There is of course a problem: this success has now become a route to freedom and riches through defection – with professional status abroad, large amounts of money can be earned. This happens because Cuba remains the only country in the world where professional sport is not practised (although it is subsidised). During the shooting of Sons of Cuba three Olympic boxers defected to the US, and the reactions of the boys and the coach is one of real shock. That these former heroes should betray everything the revolution has provided them with is almost too much for these young patriots to believe. Director Andrew Lang tells DOX that since the defection of these three there has been a stream of defections to Miami, boxers arriving one way or another in search of a better life.

But one wonders when a deeper understanding might begin to cross the boys’ minds. Cristian’s father was a former Olympic and World Champion boxer himself. He now lives in poverty, having lost the car and house he was given many years ago. At the time of filming he appears as one of the main inspirations for his son, the brightest talent at the Academy. Andrew Lang tells DOX that on returning to the island only one year after the end of filming, he could already sense flickers of doubt in the boys’ minds about what the rewards really are for all their sacrifice. At what age does indoctrination stop working? It seems like the answer here might be around 13 or 14 years old.

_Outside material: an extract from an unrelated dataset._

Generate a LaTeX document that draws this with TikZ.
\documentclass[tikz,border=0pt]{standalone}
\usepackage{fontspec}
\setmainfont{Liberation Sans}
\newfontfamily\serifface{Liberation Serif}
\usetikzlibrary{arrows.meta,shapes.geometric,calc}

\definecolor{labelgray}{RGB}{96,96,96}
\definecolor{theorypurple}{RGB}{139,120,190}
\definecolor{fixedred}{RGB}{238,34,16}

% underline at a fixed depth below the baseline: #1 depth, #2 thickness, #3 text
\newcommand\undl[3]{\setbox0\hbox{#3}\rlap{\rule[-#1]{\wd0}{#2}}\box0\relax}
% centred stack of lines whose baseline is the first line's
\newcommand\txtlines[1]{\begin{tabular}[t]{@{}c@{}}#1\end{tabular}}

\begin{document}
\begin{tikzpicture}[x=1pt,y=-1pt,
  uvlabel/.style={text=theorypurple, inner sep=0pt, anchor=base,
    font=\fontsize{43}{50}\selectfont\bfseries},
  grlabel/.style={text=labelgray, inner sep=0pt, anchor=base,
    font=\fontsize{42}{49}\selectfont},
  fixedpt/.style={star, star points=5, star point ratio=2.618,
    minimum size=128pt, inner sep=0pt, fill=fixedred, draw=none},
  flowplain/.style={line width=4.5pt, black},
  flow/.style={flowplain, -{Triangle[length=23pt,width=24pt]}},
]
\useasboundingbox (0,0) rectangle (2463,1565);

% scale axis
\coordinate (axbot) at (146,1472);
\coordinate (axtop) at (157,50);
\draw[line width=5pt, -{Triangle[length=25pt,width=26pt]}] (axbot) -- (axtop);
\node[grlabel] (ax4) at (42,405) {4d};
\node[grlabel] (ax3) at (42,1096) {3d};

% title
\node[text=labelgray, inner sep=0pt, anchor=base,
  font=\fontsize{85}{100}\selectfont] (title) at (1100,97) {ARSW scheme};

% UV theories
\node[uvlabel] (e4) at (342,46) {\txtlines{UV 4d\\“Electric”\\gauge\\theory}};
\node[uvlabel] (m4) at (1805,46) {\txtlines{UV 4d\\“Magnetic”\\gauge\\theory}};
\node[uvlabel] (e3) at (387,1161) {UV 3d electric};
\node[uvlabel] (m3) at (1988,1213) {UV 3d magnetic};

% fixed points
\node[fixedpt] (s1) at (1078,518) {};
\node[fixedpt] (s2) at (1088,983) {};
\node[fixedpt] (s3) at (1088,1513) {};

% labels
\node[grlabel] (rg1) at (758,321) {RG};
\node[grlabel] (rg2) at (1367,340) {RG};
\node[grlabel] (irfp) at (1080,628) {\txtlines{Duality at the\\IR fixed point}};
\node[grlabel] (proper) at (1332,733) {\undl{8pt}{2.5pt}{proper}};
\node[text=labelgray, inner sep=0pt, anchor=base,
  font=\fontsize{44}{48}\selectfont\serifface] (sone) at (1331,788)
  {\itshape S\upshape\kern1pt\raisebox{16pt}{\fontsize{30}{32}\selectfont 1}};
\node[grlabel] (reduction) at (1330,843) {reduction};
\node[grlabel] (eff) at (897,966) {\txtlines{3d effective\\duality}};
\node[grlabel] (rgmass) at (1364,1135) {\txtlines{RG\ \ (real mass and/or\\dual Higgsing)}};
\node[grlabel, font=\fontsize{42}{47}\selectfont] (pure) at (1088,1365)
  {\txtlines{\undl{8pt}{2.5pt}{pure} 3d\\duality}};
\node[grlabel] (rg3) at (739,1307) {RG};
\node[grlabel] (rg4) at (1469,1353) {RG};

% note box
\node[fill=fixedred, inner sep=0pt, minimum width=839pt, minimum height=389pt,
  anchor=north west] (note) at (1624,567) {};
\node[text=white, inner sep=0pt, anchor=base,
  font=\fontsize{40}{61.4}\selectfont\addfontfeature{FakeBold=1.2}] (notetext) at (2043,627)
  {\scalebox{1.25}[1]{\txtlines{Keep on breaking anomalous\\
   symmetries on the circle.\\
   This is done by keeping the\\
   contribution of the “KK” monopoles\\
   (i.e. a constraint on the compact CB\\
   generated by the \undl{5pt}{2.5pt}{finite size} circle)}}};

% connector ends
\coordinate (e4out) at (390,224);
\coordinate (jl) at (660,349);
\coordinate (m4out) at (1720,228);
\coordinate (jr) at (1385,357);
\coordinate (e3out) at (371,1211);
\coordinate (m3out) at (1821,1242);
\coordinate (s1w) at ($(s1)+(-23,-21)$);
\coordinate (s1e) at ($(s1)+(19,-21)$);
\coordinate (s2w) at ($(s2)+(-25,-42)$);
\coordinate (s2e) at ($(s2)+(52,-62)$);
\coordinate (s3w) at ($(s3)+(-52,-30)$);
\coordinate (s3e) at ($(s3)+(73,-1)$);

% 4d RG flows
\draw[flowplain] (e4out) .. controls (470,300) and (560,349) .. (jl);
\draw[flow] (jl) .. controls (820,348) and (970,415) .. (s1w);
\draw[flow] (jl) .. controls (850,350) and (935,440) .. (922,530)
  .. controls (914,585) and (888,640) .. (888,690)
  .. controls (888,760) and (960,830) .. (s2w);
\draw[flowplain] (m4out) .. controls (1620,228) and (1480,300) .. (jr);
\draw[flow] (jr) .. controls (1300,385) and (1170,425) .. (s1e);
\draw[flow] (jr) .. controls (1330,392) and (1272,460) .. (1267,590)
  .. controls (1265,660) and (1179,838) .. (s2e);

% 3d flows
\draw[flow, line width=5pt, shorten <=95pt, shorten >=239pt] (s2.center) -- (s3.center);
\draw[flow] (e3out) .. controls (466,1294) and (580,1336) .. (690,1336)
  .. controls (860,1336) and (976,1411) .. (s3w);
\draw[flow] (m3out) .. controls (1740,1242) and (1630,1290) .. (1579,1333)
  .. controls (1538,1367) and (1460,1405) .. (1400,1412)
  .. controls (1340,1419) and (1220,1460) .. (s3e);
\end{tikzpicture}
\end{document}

Meanwhile these ten year olds clearly love their country, truly and deeply one feels. Junior wanders through the streets on his weekend visit home and comments: “Even if Havana is destroyed, it is my city and I love it”. And Cristian proudly shows us a picture of Cuban doctors who have been sent to work abroad, explaining: “That is why our Comandante is so admired all over the world”. In the middle of the film, the boys gather around to hear the announcement that Castro will delegate his position of leader of the party to his brother Raul. The boys sit on the steps afterwards and seem genuinely concerned about Fidel’s health. They also say they are ready to run into the streets, ready to fight if the US dares to attack them.

In the 50 years of the Cuban revolution, few outsiders have been granted access to filming freely within an educational institute. By employing an all- Cuban crew, securing a residency permit, and pretending he was not the director but just helping, Andrew Lang managed to get that permission and access. “I had to report to the sports authorities every two weeks,” he tells DOX, “but the rest was built on trust – the coach knew that if this was a negative film he would lose his job, or worse.” It all seems to have gone well, Lang updates DOX on the latest news from inside Cuba: “The film screened at the Havana Film Festival, where they all saw it for the first time, and loved it. It also won an award from Cuban film critics for best documentary, and it will be distributed (on
DVD) to the hundred-odd cinemas around the country.”

The most disturbing moments in the film involve the intensity of the training, the denial of food to these skinny athletes, the mass chanting of “Mighty Fidel, Beat up the Yanks”, and the moment when a very small child dressed up as Fidel takes to the podium. Their training facilities are not high-tech by any means (sweating under dirty mattresses replaces the saunas of more fancy training facilities), but they have clean and tidy school uniforms, meals of a very basic sort, and the boxing equipment they need. “Before the collapse of the USSR, they would have been given clothes and training gear” says Andrew Lang, “but what with that and the embargo, Cuba simply can’t afford to equip the pupils properly”. So these facilities are not temptation enough to balance out the extreme physical demands on their young bodies through relentless exercise. Their dedication and motivation has to be coming from somewhere else. It does not seem as though riches and celebrity status even cross the minds of Santos, Cristian and Junior. They are not fighting their way out of poverty (unless they plan to defect one day, which is not yet an option for them).

So why do they do it? They talk of the beauty of the sport, the ambition to be someone some day, and of their mothers who they want to provide for when they grow up. Cristian’s mother is a woman of admirable family values, lovingly encouraging her sons to go for something they can work for, not to become vagabonds. She recounts the ‘Special Period’ during which Cristian was born, when they did not have any food to eat, and she told her small children that: “Outside these walls nobody has to know what is happening. Keep your heads high”. One wonders if that is a metaphor for much of Cuba. Before turning to boxing, Junior’s motivation was originally for ballet (another area of Cuban excellence – Carlos Acosta is a shining example in the West; he trained from the age of nine at the Cuban Ballet School and then defected). Junior boxes for his family, for Fidel, and for all Cubans. Santos, on the other hand, struggles to find the motivation to sacrifice all that is demanded of him. Mostly because he finds it so very hard being hungry all the time.

The film ends , as perhaps all great sporting movies do, with the National Championships, our hero Cristian winning gold, the Havana City Boxing Academy reclaiming the team title, and Cristian’s dad, the former champ, being so moved and proud of his son that he not only cries, but truly believes the boy can be greater than he once was. So we should probably be looking out for the name of Cristian Martinez in future Olympics. The only thing that might stop him is politics. American policy has begun to allow inter-personal visits. Cuban musicians are touring the US. Golf courses are to be built on the island to attract more tourists. The
demand for more rapid change from within might increase. The Cuban leadership might crumble. But then again, people have been saying those kinds of things for 50 years – meanwhile the Cuban boxers keep winning Olympic gold.